A proposal to streamline salaries of some city staff was finalized Monday by the Washington City Council.
Sections of the code that required council approval for the salaries of the finance manager, city clerk and community and economic development director were repealed.
Now, the city administrator is the only position that will require salary to be approved by ordinance.
The ordinance repealing the code sections was approved 7-1. Councilman Steve Sullentrup cast the dissenting vote.
According to City Administrator Darren Lamb, the city now has a compensation plan that helps to determine salaries for the clerk, finance director and the economic development director positions.
Lamb explained the three positions report to the city administrator and performance evaluations are conducted by staff.
A similar policy was approved earlier this year that removed board approval for the city’s emergency management director when Mark Skornia was appointed to the post.
During Monday’s meeting, Lamb asked the council if they would approve the section of the code to be retroactive to Oct. 1 when the fiscal year’s budget began.
He added the salaries for the three positions already have been budgeted, but the ordinance repealing the codes was required before those positions would be paid the amount recommended in the compensation plan.

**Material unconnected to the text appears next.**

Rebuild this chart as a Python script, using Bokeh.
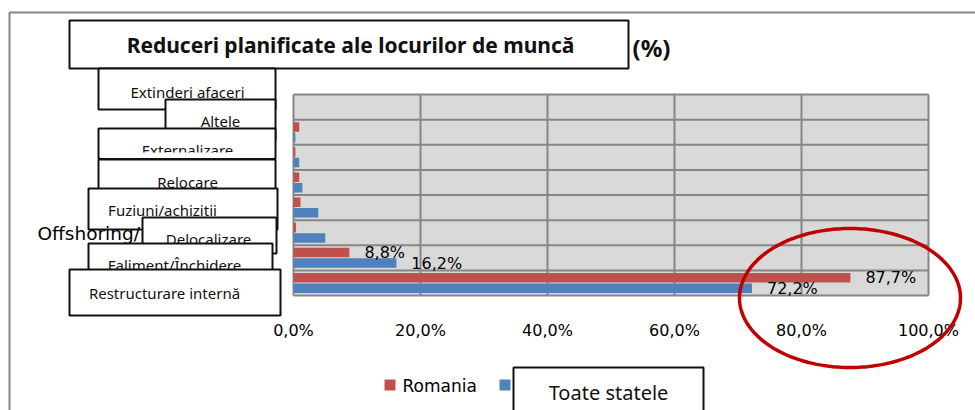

“That is what we have budgeted and we could go ahead and pay the extra on the second check in October,” said Lamb.
Councilman Jeff Mohesky suggested the city “move forward.” There was no motion to pay the salaries retroactively to Oct. 1.
“If you don’t want to do it then we don’t need a vote,” said Lamb.
Salary increases citywide were addressed in September when the council approved its 2017-18 fiscal year budget.
Plans call for an overall increase of 3 percent to the total paid in salaries and wages. That boosts the amount paid to city employees, overall, to $5,867,740 from $5,691,708 paid in 2016-17. It is an increase of $176,032.
Lamb has said officials will look again at a larger compensation boost after Jan. 1, 2018, depending on health insurance costs.
The Austin Peters Group conducted a two-month-long study into the compensation of city employees.
The findings of the study indicate the city is on the 60th percentile of salaries and wages when compared to other municipalities and the local private industries. The Austin Peters Group is recommending the city push the pay ranges into the 65th percentile.
The 3 percent increase will impact about three-quarters of the city staff.
Lamb said that those 30 employees are “scattered” throughout city departments. He noted the budget includes a cost-of-living pay increase for all city staff.